Officials: Failed power cable to LI leaking fluid into Sound
A major power cable connecting Long Island to the mainland has failed and is leaking a "minimal amount" of nontoxic fluid into Long Island Sound, officials have confirmed.
The New York Power Authority, which owns the cable and leases it to LIPA, said in a statement to Newsday that it is overseeing repairs of the 345-kilovolt cable, which provides the Island with upward of 600 megawatts of electrical capacity. NYPA said temporary loss of the cable will not affect electric service on Long Island, which the agency said has "sufficient supplies of power from [other] on-island and off-island sources."
The 23-mile cable, installed in 1991, connects the Long Island grid at East Garden City to a Con Edison electric station in Sprain Brook, Westchester County. According to material on the Long Island Power Authority website, the underwater portion of the cable is built of "self-contained dielectric fluid-filled cables that operate under high pressure." The leak has been identified in a portion of the cable three miles from Long Island, according to NYPA.
NYPA said the cable failed on Monday.
The failure comes as Gov. Andrew M. Cuomo is calling for speeding up improvements to the state's bottlenecked electric transmission system.
"We still have a problem getting low-cost, clean, renewable power up from downstate to upstate, which is costing ratepayers $600 million a year," Cuomo said Wednesday in his State of the State address. "It can take up to two years, believe it or not, to get a new transmission project approved."
In its Wednesday night statement in response to Newsday questions, NYPA said it was overseeing the repairs to the underwater cable in coordination with PSEG Long Island, the new grid operator for LIPA, and Con Edison.
NYPA also was working with the state Department of Environmental Conservation because of the spill, as well as the U.S. Coast Guard.
PSEG Long Island spokesman Jeff Weir said the company didn't expect any impact on service as a result of the cable failure, but said it was too early to say whether there would be a financial impact.
NYPA said the leak of nontoxic insulator fluid was less than 5 gallons per hour, an amount it described as "minimal."

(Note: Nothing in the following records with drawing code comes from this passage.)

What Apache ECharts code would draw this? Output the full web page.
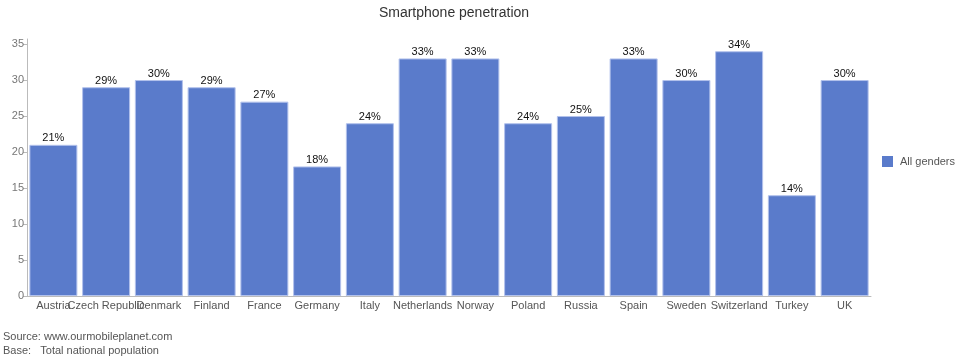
<!DOCTYPE html>
<html><head><meta charset="utf-8">
<script src="https://cdn.jsdelivr.net/npm/echarts@6/dist/echarts.min.js"></script>
<style>html,body{margin:0;padding:0;background:#fff}#c{width:958px;height:358px}</style>
</head><body><div id="c"></div>
<script>
const categories = ["Austria","Czech Republic","Denmark","Finland","France","Germany","Italy","Netherlands","Norway","Poland","Russia","Spain","Sweden","Switzerland","Turkey","UK"];
const values = [21,29,30,29,27,18,24,33,33,24,25,33,30,34,14,30];
const yTicks = [0,5,10,15,20,25,30,35];
const seriesName = "All genders";
const titleText = "Smartphone penetration";
const sourceLine = "Source: www.ourmobileplanet.com";
const baseLine = "Base:   Total national population";

const FONT = "Liberation Sans, Arial, sans-serif";
const chart = echarts.init(document.getElementById('c'), null, {renderer:'canvas'});
chart.setOption({
  animation:false,
  textStyle:{fontFamily:FONT},
  title:{text:titleText, left:449, top:1, textAlign:'center',
    textStyle:{fontFamily:FONT,fontSize:14,fontWeight:'normal',color:'#333'}},
  legend:{orient:'vertical', left:877, top:151, itemWidth:11, itemHeight:11, itemGap:6,
    icon:'rect', itemStyle:{borderWidth:0},
    textStyle:{fontFamily:FONT,fontSize:11,color:'#555', padding:[0,0,0,2]}, data:[seriesName]},
  grid:{left:27, right:87, top:39, bottom:62},
  xAxis:{type:'category', data:categories,
    axisLine:{lineStyle:{color:'#bbb'}},
    axisTick:{alignWithLabel:true, length:4, lineStyle:{color:'#bbb'}},
    axisLabel:{interval:0, hideOverlap:false, color:'#555', fontSize:11, fontFamily:FONT, margin:4}},
  yAxis:{type:'value', min:0, max:35.7, interval:5,
    axisLine:{show:true, lineStyle:{color:'#bbb'}},
    axisTick:{show:true, length:4, lineStyle:{color:'#bbb'}, customValues:yTicks},
    axisLabel:{color:'#777', fontSize:11, fontFamily:FONT, margin:3, customValues:yTicks},
    splitLine:{show:false}},
  series:[{type:'bar', name:seriesName, data:values, barCategoryGap:'9%',
    itemStyle:{color:'#5a7bcb', borderColor:'#b3c2ec', borderWidth:1},
    label:{show:true, position:'top', distance:1, formatter:'{c}%', color:'#111', fontSize:11, fontFamily:FONT}}],
  graphic:[
    {type:'text', left:3, top:331, style:{text:sourceLine, fill:'#555', font:'11px '+FONT}},
    {type:'text', left:3, top:345, style:{text:baseLine, fill:'#555', font:'11px '+FONT}}
  ]
});
</script></body></html>
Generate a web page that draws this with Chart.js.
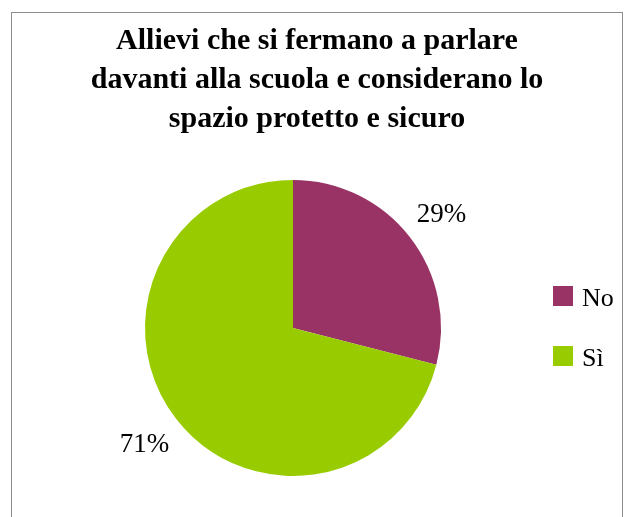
<!DOCTYPE html>
<html>
<head>
<meta charset="utf-8">
<script src="https://cdn.jsdelivr.net/npm/chart.js@4.4.0/dist/chart.umd.min.js"></script>
<style>
  html, body { margin: 0; padding: 0; background: #fff; }
  #wrap { position: relative; width: 627px; height: 517px; overflow: hidden; }
  #frame { position: absolute; left: 11px; top: 12px; width: 612px; height: 520px; border: 1px solid #8c8c8c; box-sizing: border-box; }
  canvas { position: absolute; left: 0; top: 0; }
</style>
</head>
<body>
<div id="wrap">
  <div id="frame"></div>
  <canvas id="chart" width="627" height="517"></canvas>
</div>
<script>
// chart data
const categories = ['No', 'Sì'];
const values = [29, 71];
const colors = ['#993366', '#99CC00'];
const titleLines = ['Allievi che si fermano a parlare', 'davanti alla scuola e considerano lo', 'spazio protetto e sicuro'];

// draws title, percentage labels and the legend
const textPlugin = {
    id: 'textPlugin',
    afterDraw: function(chart) {
        const ctx = chart.ctx;
        ctx.save();
        ctx.fillStyle = '#000';

        // title
        ctx.font = 'bold 30px "Liberation Serif", "Times New Roman", serif';
        ctx.textAlign = 'center';
        ctx.textBaseline = 'alphabetic';
        titleLines.forEach(function(line, i) {
            ctx.fillText(line, 317, 49 + i * 39);
        });

        // percentage labels outside the slices
        const meta = chart.getDatasetMeta(0);
        const total = values.reduce(function(a, b) { return a + b; }, 0);
        ctx.font = '27px "Liberation Serif", "Times New Roman", serif';
        ctx.textBaseline = 'middle';
        meta.data.forEach(function(arc, i) {
            const mid = (arc.startAngle + arc.endAngle) / 2;
            const d = arc.outerRadius * 1.27;
            const x = arc.x + Math.cos(mid) * d;
            const y = arc.y + Math.sin(mid) * d + 2;
            ctx.fillText(Math.round(values[i] / total * 100) + '%', x, y);
        });

        // legend
        ctx.textAlign = 'left';
        ctx.font = '26px "Liberation Serif", "Times New Roman", serif';
        categories.forEach(function(label, i) {
            const y = 286 + i * 60;
            ctx.fillStyle = colors[i];
            ctx.fillRect(553, y, 20, 20);
            ctx.fillStyle = '#000';
            ctx.textBaseline = 'alphabetic';
            ctx.fillText(label, 582, y + 20);
        });
        ctx.restore();
    }
};

new Chart(document.getElementById('chart'), {
    type: 'pie',
    data: {
        labels: categories,
        datasets: [{
            data: values,
            backgroundColor: colors,
            borderWidth: 0
        }]
    },
    options: {
        responsive: false,
        animation: false,
        layout: { padding: { left: 100, right: 141, top: 180, bottom: 41 } },
        plugins: {
            legend: { display: false },
            title: { display: false },
            tooltip: { enabled: false }
        }
    },
    plugins: [textPlugin]
});
</script>
</body>
</html>
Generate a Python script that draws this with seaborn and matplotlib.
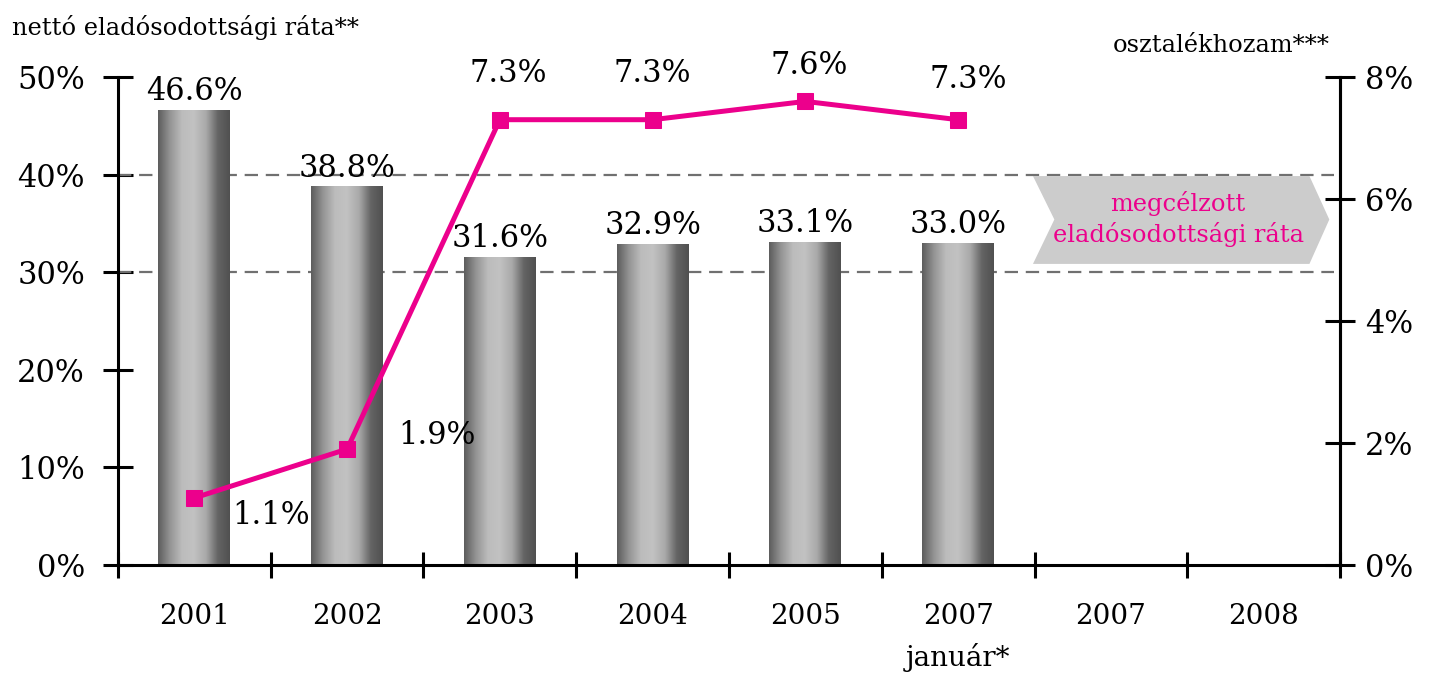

NYPA, a public power provider that operates generating plants throughout the state and thousands of miles of transmission lines and cables, said it plans to reroute energy service to Long Island through a second line.
"We plan to reconfigure the system to use a spare cable that is already installed under the Sound so that we can return the transmission line to full operation as early as possible," the agency said.
The problem isn't the first for energy lines onto Long Island. In March 2012, transformers connected to the 660-megawatt Neptune Cable under the Atlantic Ocean malfunctioned, sharply reducing the cable's capacity for more than a year. In 2009, one of three cables between Northport and Norwalk, Conn., also failed, requiring shutdown until 2011.